La struttura guidata da Ernesto Maria Ruffini di fatto recupera ben poco considerato che la capitalizzazione media di un collaboratore si aggira sui 30-40 mila euro. Inutili per salvare l’Erario, ma tantissimo per la posta in gioco. «In questo modo, la collaborazione perde qualsiasi appeal “economico” perché nessun malavitoso deciderebbe di iniziare un percorso di cooperazione con la magistratura sapendo che, alla fine, si ritroverà senza nemmeno il letto». Peraltro, la nuova normativa prevede pure che la casa venga necessariamente intestata al collaboratore e non più a sua moglie, come quasi tutti hanno fatto in questi decenni. «Procure e uffici investigativi sono a conoscenza di questo problema ma non riescono a incidere perché servirebbe una deroga speciale che, a oggi, è quasi impossibile ottenere».
L’unica strada percorribile è quella della rateizzazione: il pentito paga i debiti e, mettendosi in regola, si tiene l’abitazione. Ma, se paga, i soldi finiscono e l’acquisto dell’immobile sfuma. Come se ne esce? «C’è un altro pericolo sottovalutato», dice un pentito campano, «che riguarda non già i futuri collaboratori, che saranno sempre di meno, ma quelli attuali: di fronte all’impossibilità di mantenere la propria famiglia, quanti ex criminali non torneranno sui loro passi?».

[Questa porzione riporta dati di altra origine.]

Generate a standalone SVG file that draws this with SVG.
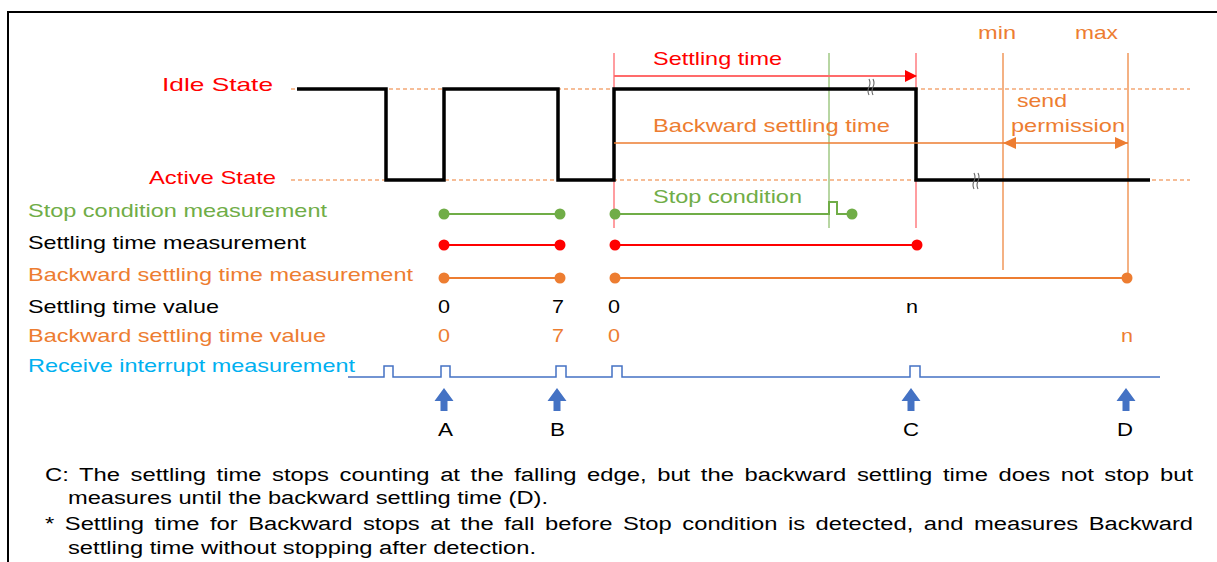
<svg xmlns="http://www.w3.org/2000/svg" width="1217" height="562" viewBox="0 0 1217 562">
<style>
text{font-family:"Liberation Sans",Arial,sans-serif;font-size:19px}
.red{fill:#FF0000}.grn{fill:#70AD47}.org{fill:#ED7D31}.blk{fill:#000}.blu{fill:#00B0F0}
.note{font-size:18px;fill:#000}
.dash{stroke:#ED7D31;stroke-width:1.2;stroke-dasharray:4 3;fill:none}
.sig{stroke:#000;stroke-width:3.5;fill:none;stroke-linejoin:miter}
.brk{stroke:#666;stroke-width:1.1;fill:none}
.mc{text-anchor:middle}
</style>
<defs>
<marker id="redHead" markerWidth="12" markerHeight="12" refX="11" refY="6" orient="auto" markerUnits="userSpaceOnUse"><path d="M0,0 L12,6 L0,12 Z" fill="#FF0000"/></marker>
<marker id="orgHead" markerWidth="13" markerHeight="12" refX="13" refY="6" orient="auto-start-reverse" markerUnits="userSpaceOnUse"><path d="M0,0 L13,6 L0,12 Z" fill="#ED7D31"/></marker>
<path id="upArrow" d="M0,0 L9.5,13 L3.5,13 L3.5,23 L-3.5,23 L-3.5,13 L-9.5,13 Z" fill="#4472C4"/>
</defs>
<rect x="8" y="12" width="1230" height="570" fill="none" stroke="#000" stroke-width="2"/>

<g id="levels">
<line class="dash" x1="291" y1="89" x2="1190" y2="89"/>
<line class="dash" x1="291" y1="180" x2="1190" y2="180"/>
<text class="red" x="162" y="91" textLength="111" lengthAdjust="spacingAndGlyphs">Idle State</text>
<text class="red" x="149" y="184" textLength="127" lengthAdjust="spacingAndGlyphs">Active State</text>
</g>

<g id="guides">
<line x1="614" y1="53" x2="614" y2="228" stroke="#FF7C80" stroke-width="1.5"/>
<line x1="916" y1="53" x2="916" y2="228" stroke="#FF7C80" stroke-width="1.5"/>
<line x1="829" y1="53" x2="829" y2="228" stroke="#70AD47" stroke-width="1"/>
<line x1="1003" y1="53" x2="1003" y2="270" stroke="#F4B183" stroke-width="2"/>
<line x1="1128" y1="53" x2="1128" y2="278" stroke="#F4B183" stroke-width="2"/>
<text class="org" x="978" y="39" textLength="38" lengthAdjust="spacingAndGlyphs">min</text>
<text class="org" x="1075" y="39" textLength="43" lengthAdjust="spacingAndGlyphs">max</text>
</g>

<g id="signal">
<polyline class="sig" points="297,89 386,89 386,180 444,180 444,89 558,89 558,180 614,180 614,89 916,89 916,180 1150,180"/>
<path class="brk" d="M869,79 q2,4 0,8 q-2,4 0,8 M873,79 q2,4 0,8 q-2,4 0,8"/>
<path class="brk" d="M974,173 q2,4 0,8 q-2,4 0,8 M978,173 q2,4 0,8 q-2,4 0,8"/>
</g>

<g id="settling-time">
<line x1="614" y1="76" x2="916" y2="76" stroke="#FF6B6B" stroke-width="2" marker-end="url(#redHead)"/>
<text class="red" x="653" y="65" textLength="129" lengthAdjust="spacingAndGlyphs">Settling time</text>
</g>

<g id="backward-settling-time">
<line x1="614" y1="143" x2="1003" y2="143" stroke="#ED7D31" stroke-width="1.5"/>
<line x1="1003" y1="143" x2="1128" y2="143" stroke="#ED7D31" stroke-width="1.5" marker-start="url(#orgHead)" marker-end="url(#orgHead)"/>
<text class="org" x="653" y="132" textLength="237" lengthAdjust="spacingAndGlyphs">Backward settling time</text>
<text class="org" x="1017" y="107" textLength="50" lengthAdjust="spacingAndGlyphs">send</text>
<text class="org" x="1011" y="132" textLength="114" lengthAdjust="spacingAndGlyphs">permission</text>
</g>

<g id="stop-condition">
<text class="grn" x="653" y="203" textLength="149" lengthAdjust="spacingAndGlyphs">Stop condition</text>
<g stroke="#70AD47" stroke-width="2" fill="none">
<line x1="444" y1="214" x2="560" y2="214"/>
<polyline points="615,214 829,214 829,202 837,202 837,214 852,214"/>
</g>
<g fill="#70AD47"><circle cx="444" cy="214" r="5.5"/><circle cx="560" cy="214" r="5.5"/><circle cx="615" cy="214" r="5.5"/><circle cx="852" cy="214" r="5.5"/></g>
</g>

<g id="settling-measure">
<g stroke="#FF0000" stroke-width="2"><line x1="444" y1="245" x2="560" y2="245"/><line x1="615" y1="245" x2="917" y2="245"/></g>
<g fill="#FF0000"><circle cx="444" cy="245" r="5.5"/><circle cx="560" cy="245" r="5.5"/><circle cx="615" cy="245" r="5.5"/><circle cx="917" cy="245" r="5.5"/></g>
</g>

<g id="backward-measure">
<g stroke="#ED7D31" stroke-width="2"><line x1="444" y1="278" x2="560" y2="278"/><line x1="615" y1="278" x2="1127" y2="278"/></g>
<g fill="#ED7D31"><circle cx="444" cy="278" r="5.5"/><circle cx="560" cy="278" r="5.5"/><circle cx="615" cy="278" r="5.5"/><circle cx="1127" cy="278" r="5.5"/></g>
</g>

<g id="row-labels">
<text class="grn" x="28" y="217" textLength="299" lengthAdjust="spacingAndGlyphs">Stop condition measurement</text>
<text class="blk" x="28" y="249" textLength="278" lengthAdjust="spacingAndGlyphs">Settling time measurement</text>
<text class="org" x="28" y="281" textLength="385" lengthAdjust="spacingAndGlyphs">Backward settling time measurement</text>
<text class="blk" x="28" y="313" textLength="191" lengthAdjust="spacingAndGlyphs">Settling time value</text>
<text class="org" x="28" y="342" textLength="298" lengthAdjust="spacingAndGlyphs">Backward settling time value</text>
<text class="blu" x="28" y="372" textLength="327" lengthAdjust="spacingAndGlyphs">Receive interrupt measurement</text>
</g>

<g id="values">
<text class="blk" x="438" y="313" textLength="12" lengthAdjust="spacingAndGlyphs">0</text>
<text class="blk" x="552" y="313" textLength="12" lengthAdjust="spacingAndGlyphs">7</text>
<text class="blk" x="608" y="313" textLength="12" lengthAdjust="spacingAndGlyphs">0</text>
<text class="blk" x="906" y="313" textLength="12" lengthAdjust="spacingAndGlyphs">n</text>
<text class="org" x="438" y="342" textLength="12" lengthAdjust="spacingAndGlyphs">0</text>
<text class="org" x="552" y="342" textLength="12" lengthAdjust="spacingAndGlyphs">7</text>
<text class="org" x="608" y="342" textLength="12" lengthAdjust="spacingAndGlyphs">0</text>
<text class="org" x="1121" y="342" textLength="12" lengthAdjust="spacingAndGlyphs">n</text>
</g>

<g id="interrupt">
<polyline points="348,377 384,377 384,366 393,366 393,377 441,377 441,366 450,366 450,377 556,377 556,366 566,366 566,377 612,377 612,366 622,366 622,377 910,377 910,366 920,366 920,377 1160,377" fill="none" stroke="#4472C4" stroke-width="1.5"/>
</g>

<g id="events">
<use href="#upArrow" x="444" y="388"/>
<use href="#upArrow" x="557" y="388"/>
<use href="#upArrow" x="911" y="388"/>
<use href="#upArrow" x="1126" y="388"/>
<text class="blk" x="438" y="436" textLength="15" lengthAdjust="spacingAndGlyphs">A</text>
<text class="blk" x="550" y="436" textLength="15" lengthAdjust="spacingAndGlyphs">B</text>
<text class="blk" x="903" y="436" textLength="16" lengthAdjust="spacingAndGlyphs">C</text>
<text class="blk" x="1117" y="436" textLength="16" lengthAdjust="spacingAndGlyphs">D</text>
</g>

<g id="notes">
<text class="note" x="45" y="481" textLength="1148" lengthAdjust="spacingAndGlyphs" word-spacing="3">C: The settling time stops counting at the falling edge, but the backward settling time does not stop but</text>
<text class="note" x="68" y="504" textLength="480" lengthAdjust="spacingAndGlyphs">measures until the backward settling time (D).</text>
<text class="note" x="45" y="530" textLength="1148" lengthAdjust="spacingAndGlyphs" word-spacing="3">* Settling time for Backward stops at the fall before Stop condition is detected, and measures Backward</text>
<text class="note" x="68" y="554" textLength="468" lengthAdjust="spacingAndGlyphs">settling time without stopping after detection.</text>
</g>
</svg>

Il richiamo della foresta mafiosa per alcuni potrebbe essere irresistibile. «La macchina del pentitismo si è ingolfata» lamenta un collaboratore di giustizia napoletano. «Dopo le abbuffate degli anni passati, ora son rimaste le briciole. Bisognerebbe rivedere le procedure. I padrini preferiscono farsi la galera piuttosto che ridursi a pezzenti. E questa è una sconfitta per lo Stato». D’altronde i pentimenti falliti di Pasquale Scotti, ex super killer cutoliano della Nuova camorra organizzata, e di Francesco Schiavone, «Sandokan», il capo dei capi dei Casalesi, dimostrano che occorre sempre stare sul chi va là. Entrambi i boss hanno tentato la strada della collaborazione per mettersi gli ergastoli alle spalle e strappare un morso di libertà. Ma hanno raccontato troppo poco. I pm di Napoli se ne sono accorti e li hanno rispediti in galera, rinunciando pure all’«effetto pubblicità». Il tempo degli slogan è finito.